Figure 1 shows a typical injection sequence for an alkaline-surfactant- polymer flood. In this case, alkali plus surfactant mixed with polymer is injected for 0.3 to 0.4 pore volume followed by a similar volume of polymer solution. Injection is into an injection well with injected fluid and an oil bank moving through the reservoir to a production well.

Injection sequence example

The Rapdan mobility control polymer flood is an excellent example of oil acceleration by injection of a large volume of polymer solution. The Rapdan Unit is located in the southwest corner of the province of Saskatchewan, Canada, approximately 18 miles (30 km) from the Montana border. The 11,200-acre unit was discovered in 1953 and unitized in 1957. It produces from the Upper Shaunavon (Jurassic) formation at a depth of 4,590 ft (1,400 m).

The Rapdan polymer flood is located in the southeast flank of the field, containing the thickest sand deposit and the best reservoir quality. The Rapdan unit has 105 MMbbl of original oil in place (OOIP). No significant aquifer is present, although some formation water was produced at the southeast edge of the pool during primary production. Average connate water saturation is 30%.
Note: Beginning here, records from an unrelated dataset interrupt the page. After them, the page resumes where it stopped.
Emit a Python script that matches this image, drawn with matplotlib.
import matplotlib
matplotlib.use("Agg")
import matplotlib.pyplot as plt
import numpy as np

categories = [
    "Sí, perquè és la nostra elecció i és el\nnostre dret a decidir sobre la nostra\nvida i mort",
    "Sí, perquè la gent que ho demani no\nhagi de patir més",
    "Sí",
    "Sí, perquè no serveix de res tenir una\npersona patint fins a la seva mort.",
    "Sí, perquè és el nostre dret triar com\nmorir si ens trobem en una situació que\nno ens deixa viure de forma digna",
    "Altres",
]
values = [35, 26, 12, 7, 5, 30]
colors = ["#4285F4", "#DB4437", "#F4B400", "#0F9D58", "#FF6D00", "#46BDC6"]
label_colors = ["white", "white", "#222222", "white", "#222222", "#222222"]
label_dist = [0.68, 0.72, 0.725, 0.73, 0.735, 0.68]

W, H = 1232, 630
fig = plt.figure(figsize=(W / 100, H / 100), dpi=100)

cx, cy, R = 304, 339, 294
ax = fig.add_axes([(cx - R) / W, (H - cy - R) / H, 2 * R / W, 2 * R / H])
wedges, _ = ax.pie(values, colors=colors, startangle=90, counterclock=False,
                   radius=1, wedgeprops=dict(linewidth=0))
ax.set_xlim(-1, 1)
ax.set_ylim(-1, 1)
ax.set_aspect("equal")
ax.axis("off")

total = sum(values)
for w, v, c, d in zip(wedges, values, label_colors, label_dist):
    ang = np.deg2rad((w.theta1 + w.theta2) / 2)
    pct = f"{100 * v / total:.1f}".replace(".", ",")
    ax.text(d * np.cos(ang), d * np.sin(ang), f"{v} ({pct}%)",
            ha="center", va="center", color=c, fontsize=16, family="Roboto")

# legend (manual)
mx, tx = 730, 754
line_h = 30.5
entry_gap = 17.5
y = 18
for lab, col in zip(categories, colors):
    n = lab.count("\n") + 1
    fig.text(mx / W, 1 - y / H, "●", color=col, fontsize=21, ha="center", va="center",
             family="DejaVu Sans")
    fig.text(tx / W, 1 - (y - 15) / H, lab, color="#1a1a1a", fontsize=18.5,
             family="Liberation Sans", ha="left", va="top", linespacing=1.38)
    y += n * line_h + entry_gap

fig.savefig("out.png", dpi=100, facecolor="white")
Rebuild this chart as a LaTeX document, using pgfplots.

The total polymer flood pilot increased in production from 409 b/d in the 1986-87 time period to a peak production of 1,132 b/d in June 1990 with a corresponding oil cut increase from 18% to a peak of 36% in June 1990. Through February 2009 a total 8.3 MMbbl of oil or 44.8% OOIP has been produced by primary, waterflood, and polymer flood. Numerical simulation waterflood prediction was 5.8 MMbbl of oil or 31.3% OOIP. Accelerated oil produced was 2.5 MMbbl or 13.5% OOIP. Chemical, plant, and operations cost per incremental barrel are US $2.05.